Ever buy a Pagan Baby? Redux

I'm up to my ears in wood shavings and paint attempting to finish the wainscotting by the end of the week. So until tomorrow, please accept my apologies, and a replay of my favorite post. See you tomorrow.




Most of my childhood education was spent in the hands of parochial schools, back in the days when nuns ruled the universe. The nonsense they taught made you almost unfit for humankind.

For those of you whom your parents loved enough to send you to public schools, or those who came in the pre-post reform days, think of Jake and Elwood Blues at the hands of the good sister in Blue's Brothers. The scene in the movie where the boys go back to see the Penguin was not a joke to anyone educated in 1960's catholic schools.

Somehow they got away with the most egregious crap, but even the nuns knew they could carry it only so far, so to test the boundaries, they invented buying pagan babies. Let me explain.

One thing Catholic churches love is money, hard spendable cash, and someone, somewhere saw that the Easter Seals had a cash cow. RC's needed a similar scheme, so stole the idea, and moved the season to Christmas. Just after Thanksgiving, thousands of little Catholic kids were given books of missionary stamps and told to sell them to support foreign refugee camps and missionary priests, at a penny a pop, or a whole book for a buck. Money was due, and collections took place on Friday mornings.

Once your class collected a fin, you were entitled to buy a pagan baby. Best of all, it came with naming rights, and a certificate of authenticity.

Now, Catholic teaching is very particular about naming options for children. Either the first or second name had to be the name of a saint. No exceptions. When in doubt read a map of France. The Church in France put an St or Ste. in front of every pagan location name, and created innumerable saints.

So imagine its getting close to the holidays. The kids are wound up, its Friday, they've collected their fiver and its time to name their new pagan baby. The rules were the kids raised the money, the kids got to name. If you think there are a lot of post pagan adults in central Africa/Asia named Mary Catherine or James Joseph guess again.

My class and most people I have talked to went all out. Depending on how much your teacher would let your class get away with, some of the names were spectacular. Especially the Asian kids who had many r's in their names.

Many Catholic school educated adults of my generation live in great fear of getting that knock on the door late at night. You open the door, an African or Asian man or woman a bit younger than you is at the door.
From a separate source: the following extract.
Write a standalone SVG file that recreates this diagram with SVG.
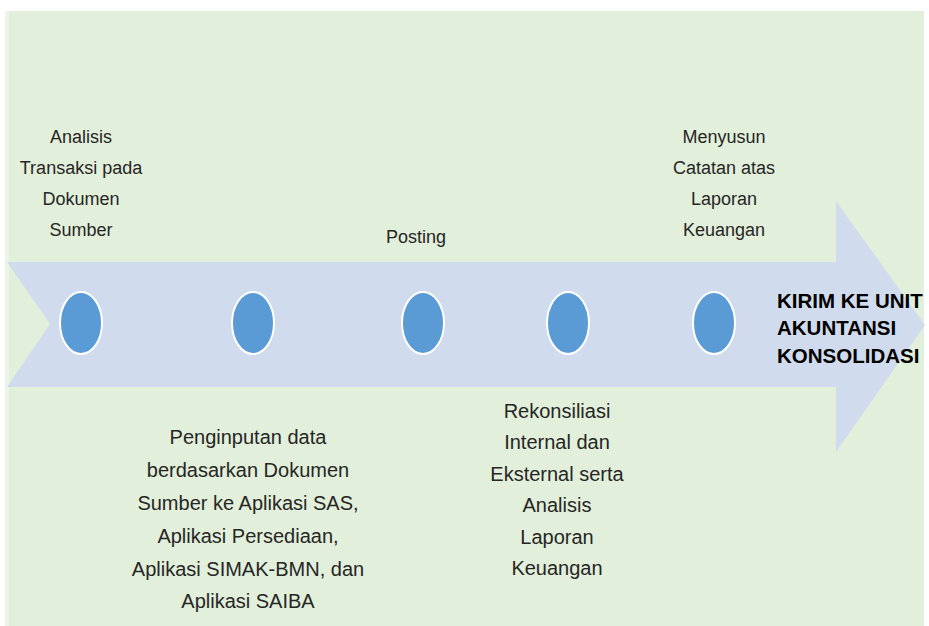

You ask how may I help you?

Daddy, its me Joseph Vanilla Wafers, don't you remember me?

Wishing, won't make it go away.

Toad

5 comments:

Martha said...

As a non-Catholic I lived a sheltered life . . . but I do enjoy hearing the tales of Catholic school -- those nuns must have been something!

I thought all Catholic girls were named Mary, Mary Margaret or Margaret Mary?

Toad said...

True story, but I am not going to look up the particulars.
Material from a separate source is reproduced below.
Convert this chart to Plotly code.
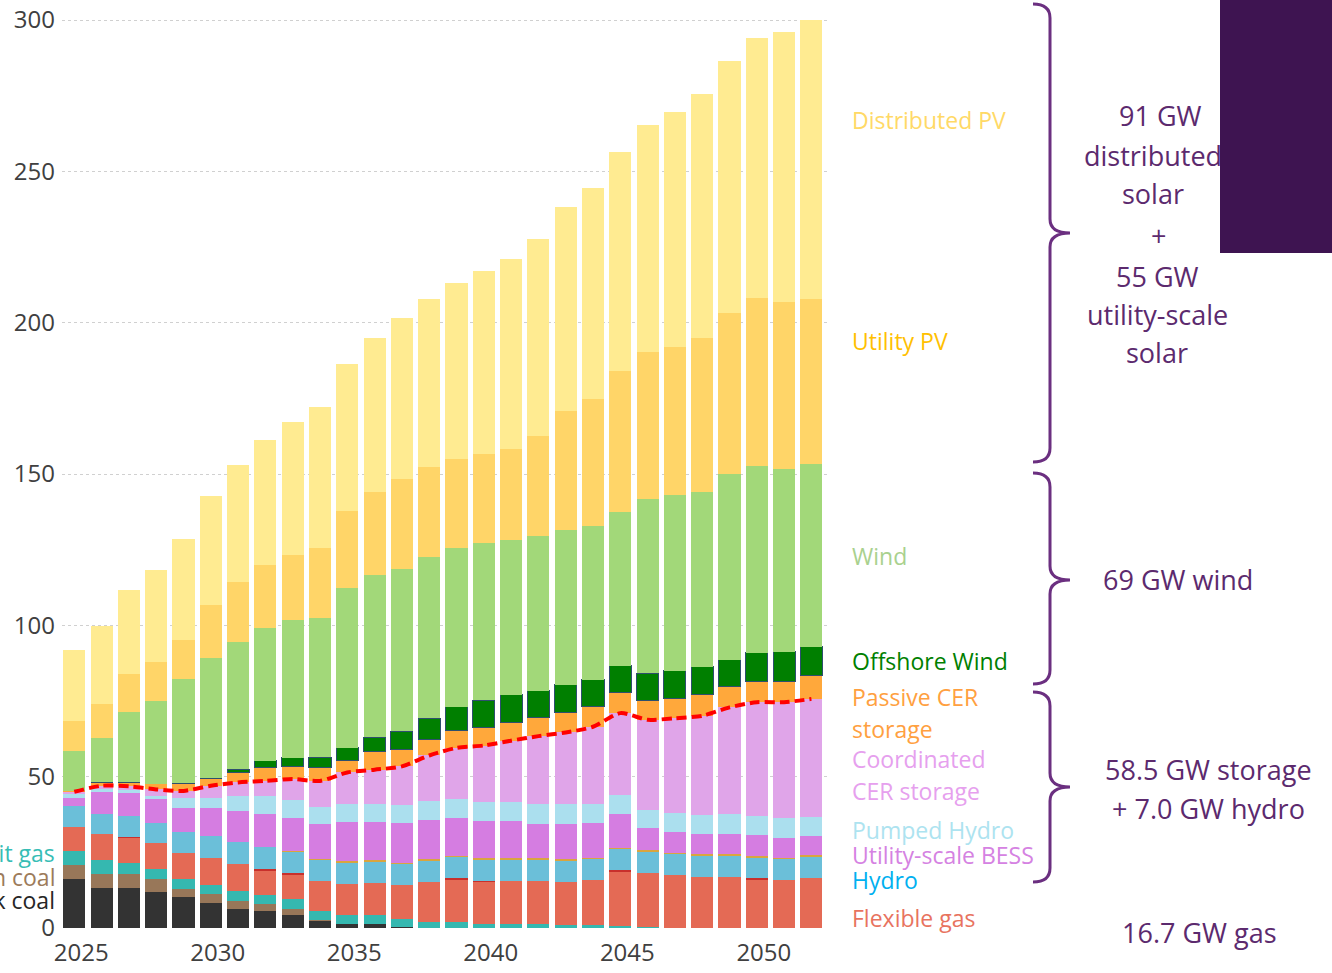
import numpy as np
import plotly.graph_objects as go

# Installed capacity (GW) by technology, 2025-2052
years = list(range(2025, 2053))

black_coal = [16.1, 13.3, 13.2, 11.9, 10.3, 8.1, 6.4, 5.5, 4.2, 2.6, 1.2, 1.2, 0.4, 0, 0, 0, 0, 0, 0, 0, 0, 0, 0, 0, 0, 0, 0, 0]
brown_coal = [4.7, 4.7, 4.8, 4.4, 2.7, 3.0, 2.5, 2.3, 2.2, 0.2, 0, 0, 0, 0, 0, 0, 0, 0, 0, 0, 0, 0, 0, 0, 0, 0, 0, 0]
mid_merit_gas = [4.6, 4.5, 3.4, 3.1, 3.3, 3.1, 3.4, 3.1, 3.3, 2.8, 3.0, 3.0, 2.6, 1.9, 1.9, 1.2, 1.2, 1.2, 0.9, 0.9, 0.8, 0.3, 0, 0, 0, 0, 0, 0]
flexible_gas = [8.1, 8.4, 8.5, 8.6, 8.6, 8.9, 8.7, 8.2, 8.1, 9.9, 10.3, 10.6, 11.2, 13.4, 14.2, 14.0, 14.3, 14.3, 14.3, 14.8, 18.0, 18.0, 17.5, 16.8, 16.8, 16.1, 15.8, 16.6]
peaking_gas = [0, 0, 0.3, 0, 0, 0, 0, 0.3, 0.3, 0, 0, 0, 0, 0, 0.3, 0.3, 0, 0, 0, 0, 0.3, 0, 0, 0, 0, 0.3, 0, 0]
hydro = [6.8, 6.9, 6.9, 6.8, 6.8, 7.2, 7.5, 7.4, 7.1, 7.1, 7.3, 7.3, 7.1, 7.1, 7.1, 7.2, 7.2, 7.2, 7.2, 7.2, 7.1, 7.1, 7.1, 7.2, 7.2, 7.0, 7.1, 7.1]
other = [0, 0, 0, 0, 0, 0, 0, 0, 0.3, 0.3, 0.3, 0.3, 0.3, 0.3, 0.3, 0.3, 0.3, 0.3, 0.3, 0.3, 0.3, 0.3, 0.3, 0.3, 0.3, 0.3, 0.3, 0.3]
utility_bess = [2.8, 7.0, 7.4, 7.7, 7.8, 9.3, 10.0, 11.0, 11.0, 11.4, 12.8, 12.5, 13.0, 13.0, 12.7, 12.4, 12.4, 11.4, 11.7, 11.5, 11.3, 7.2, 6.9, 6.8, 6.8, 7.0, 6.6, 6.4]
pumped_hydro = [1.4, 1.0, 1.0, 1.1, 3.3, 3.4, 5.0, 5.8, 5.9, 5.7, 6.0, 6.0, 6.1, 6.1, 6.0, 6.1, 6.1, 6.6, 6.6, 6.3, 6.1, 6.1, 6.1, 6.1, 6.5, 6.3, 6.5, 6.3]
coordinated_cer = [0.5, 1.2, 1.3, 2.2, 2.5, 4.0, 4.6, 5.0, 6.8, 8.6, 10.5, 11.4, 12.7, 15.2, 17.0, 18.8, 20.4, 22.4, 23.6, 25.5, 27.1, 29.8, 31.4, 32.9, 35.3, 37.6, 38.3, 39.0]
passive_cer = [0.3, 1.1, 1.3, 1.9, 2.5, 2.4, 3.3, 4.5, 4.1, 4.5, 4.1, 5.9, 5.7, 5.4, 5.8, 5.9, 6.0, 6.2, 6.7, 6.6, 6.9, 6.5, 6.6, 7.2, 6.9, 6.7, 7.0, 7.6]
offshore_wind = [0, 0, 0, 0, 0, 0, 1.1, 2.1, 3.0, 3.3, 4.1, 4.8, 5.9, 6.9, 7.8, 9.0, 9.1, 8.8, 9.0, 8.9, 8.8, 8.9, 9.1, 9.1, 8.8, 9.6, 9.7, 9.7]
wind = [13.2, 14.7, 23.2, 27.4, 34.4, 39.8, 41.9, 43.8, 45.4, 46.0, 52.8, 53.5, 53.6, 53.3, 52.6, 52.1, 51.3, 51.2, 51.3, 50.7, 50.9, 57.4, 58.0, 57.5, 61.5, 61.7, 60.2, 60.4]
utility_pv = [9.8, 11.3, 12.6, 12.7, 13.0, 17.4, 19.9, 21.1, 21.7, 23.2, 25.3, 27.6, 29.6, 29.6, 29.2, 29.4, 30.1, 32.9, 39.2, 42.1, 46.4, 48.6, 49.0, 51.2, 53.0, 55.5, 55.2, 54.5]
distributed_pv = [23.4, 25.8, 27.8, 30.5, 33.4, 36.2, 38.8, 41.1, 43.9, 46.4, 48.6, 51.0, 53.3, 55.6, 58.2, 60.5, 62.7, 65.3, 67.4, 69.7, 72.4, 75.0, 77.6, 80.5, 83.4, 86.1, 89.2, 92.1]

tick_years = [2025, 2030, 2035, 2040, 2045, 2050]
y_ticks = [0, 50, 100, 150, 200, 250, 300]

# stack order bottom -> top
series = [
    ("Black coal", black_coal, "#333333"),
    ("Brown coal", brown_coal, "#987759"),
    ("Mid-merit gas", mid_merit_gas, "#35b8b0"),
    ("Flexible gas", flexible_gas, "#e46a55"),
    ("Peaking gas", peaking_gas, "#c8302c"),
    ("Hydro", hydro, "#6bbfd9"),
    ("Other", other, "#d9a53f"),
    ("Utility-scale BESS", utility_bess, "#d57de1"),
    ("Pumped Hydro", pumped_hydro, "#abdfee"),
    ("Coordinated CER storage", coordinated_cer, "#e0a5e9"),
    ("Passive CER storage", passive_cer, "#ffa83b"),
    ("Offshore Wind", offshore_wind, "#007f00"),
    ("Wind", wind, "#a2d879"),
    ("Utility PV", utility_pv, "#ffd568"),
    ("Distributed PV", distributed_pv, "#ffeb91"),
]

W, H = 1332, 973
L, R, T, B = 62, 502, 14, 45
PW, PH = W - L - R, H - T - B


def px(x):
    return (x - L) / PW


def py(y):
    return (H - B - y) / PH


fig = go.Figure()

for name, vals, col in series:
    line = dict(width=0)
    if name == "Offshore Wind":
        line = dict(width=1, color="#2d4f6e")
    fig.add_trace(go.Bar(x=years, y=vals, name=name, marker=dict(color=col, line=line)))

# red dashed line on top of coordinated CER storage
storage_top = np.sum([black_coal, brown_coal, mid_merit_gas, flexible_gas, peaking_gas, hydro, other,
                      utility_bess, pumped_hydro, coordinated_cer], axis=0)
fig.add_trace(go.Scatter(x=years, y=storage_top, mode="lines",
                         line=dict(color="#ff0000", width=4, dash="10px,5px", shape="spline", smoothing=0.7)))

# coloured labels on the right of the bars
labels = [
    ("Distributed PV", 120, "#ffd966"),
    ("Utility PV", 341, "#ffc000"),
    ("Wind", 556, "#a9d18e"),
    ("Offshore Wind", 661, "#008000"),
    ("Passive CER", 697, "#ffa040"),
    ("storage", 729, "#ffa040"),
    ("Coordinated", 759, "#e6a0ee"),
    ("CER storage", 791, "#e6a0ee"),
    ("Pumped Hydro", 830, "#ade3f0"),
    ("Utility-scale BESS", 855, "#d582e2"),
    ("Hydro", 880, "#00b0f0"),
    ("Flexible gas", 918, "#e8735f"),
]
annotations = []
for txt, y, col in labels:
    annotations.append(dict(text=txt, x=px(850), y=py(y), xref="paper", yref="paper", xanchor="left",
                            yanchor="middle", showarrow=False, font=dict(size=23, color=col)))

# labels cut by the left edge
for txt, y, col in [("Mid-merit gas", 853, "#37bdb5"), ("Brown coal", 877, "#9c7b5b"), ("Black coal", 900, "#262626")]:
    annotations.append(dict(text=txt, x=px(57), y=py(y), xref="paper", yref="paper", xanchor="right",
                            yanchor="middle", showarrow=False, font=dict(size=23, color=col)))

# purple summary text
purple = "#5c2a6e"
summary = [
    ("91 GW", 1160, 116), ("distributed", 1153, 155), ("solar", 1153, 193), ("+", 1158, 235),
    ("55 GW", 1157, 276), ("utility-scale", 1157, 314), ("solar", 1157, 353),
    ("69 GW wind", 1178, 579), ("58.5 GW storage", 1208, 769), ("+ 7.0 GW hydro", 1208, 808),
    ("16.7 GW gas", 1199, 933),
]
for txt, x, y in summary:
    annotations.append(dict(text=txt, x=px(x), y=py(y), xref="paper", yref="paper", xanchor="center",
                            yanchor="middle", showarrow=False, font=dict(size=27, color=purple)))

# dark purple block top right (drawn after the text so it covers it)
annotations.append(dict(text=" ", x=px(1220), y=py(0), xref="paper", yref="paper", xanchor="left",
                        yanchor="top", showarrow=False, width=112, height=253, bgcolor="#3e1451",
                        borderpad=0, borderwidth=0))


def brace(top, tip, bottom, xh=1033, xl=1050, xt=1070, r=14):
    pts = (f"M {px(xh)},{py(top)} Q {px(xl)},{py(top)} {px(xl)},{py(top + r)} "
           f"L {px(xl)},{py(tip - r)} Q {px(xl)},{py(tip)} {px(xt)},{py(tip)} "
           f"Q {px(xl)},{py(tip)} {px(xl)},{py(tip + r)} "
           f"L {px(xl)},{py(bottom - r)} Q {px(xl)},{py(bottom)} {px(xh)},{py(bottom)}")
    return dict(type="path", path=pts, xref="paper", yref="paper", line=dict(color="#6b2f80", width=3))


shapes = [brace(4, 233, 462), brace(473, 580, 684), brace(692, 787, 882)]

fig.update_layout(
    width=W, height=H,
    margin=dict(l=L, r=R, t=T, b=B, autoexpand=False),
    barmode="stack", bargap=0.19,
    showlegend=False,
    plot_bgcolor="white", paper_bgcolor="white",
    font=dict(family="Open Sans", color="#404040"),
    annotations=annotations,
    shapes=shapes,
)
fig.update_xaxes(range=[2024.55, 2052.68], tickvals=tick_years, ticktext=[str(t) for t in tick_years],
                 tickfont=dict(size=24, color="#404040"), showgrid=False, zeroline=False, showline=False,
                 ticks="", ticklabelshift=7, ticklabelstandoff=8, automargin=False)
fig.update_yaxes(range=[0, 302], tickvals=y_ticks, tickfont=dict(size=24, color="#404040"),
                 showgrid=True, gridcolor="#d0d0d0", griddash="dot", gridwidth=1, zeroline=False,
                 showline=False, ticks="", ticklabelstandoff=6, automargin=False)

# page without the default body margin so the figure fills the window
fig.write_html("out.html", config={"displayModeBar": False},
               post_script="document.body.style.margin='0';")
In around 1948 to celebrate the ending of WW2 the pope declared the following year the year of Mary, Jesus's mother. It was damn near law that catholic girls born in the late 40's early 50 were named Mary, or Mary Jane, Mary Susan, ...

It feels like all Irish girls are still named Mary something

David V said...

St. Roman alum, 1958-1965.
As I recall, most of the kids who got a wallop deserved that wallop and are better people for it.
I don't remember anything too egregious but I was often accused of not applying myself and not paying attention. Both of which were true.

LPC said...

Sent my kids to Catholic high school, although I am not Catholic myself. Daughter came home from first school visit, saying she liked the place but boy there were a lot of Jesuses on a stick. Ooops. Four years of religious studies later she had figured it out.

Anonymous said...

I went through that Name a Pagan Baby fundraiser. It got competitive, with all those name certificates on the walls, and I duked it out with the rich girl in class. I lost.

Many years later I'd realize the absurdity of naming some stranger's kid, and I refuse to donate any money to anyone ever since.

LOL but it's good to see I'm not the only one who went through that.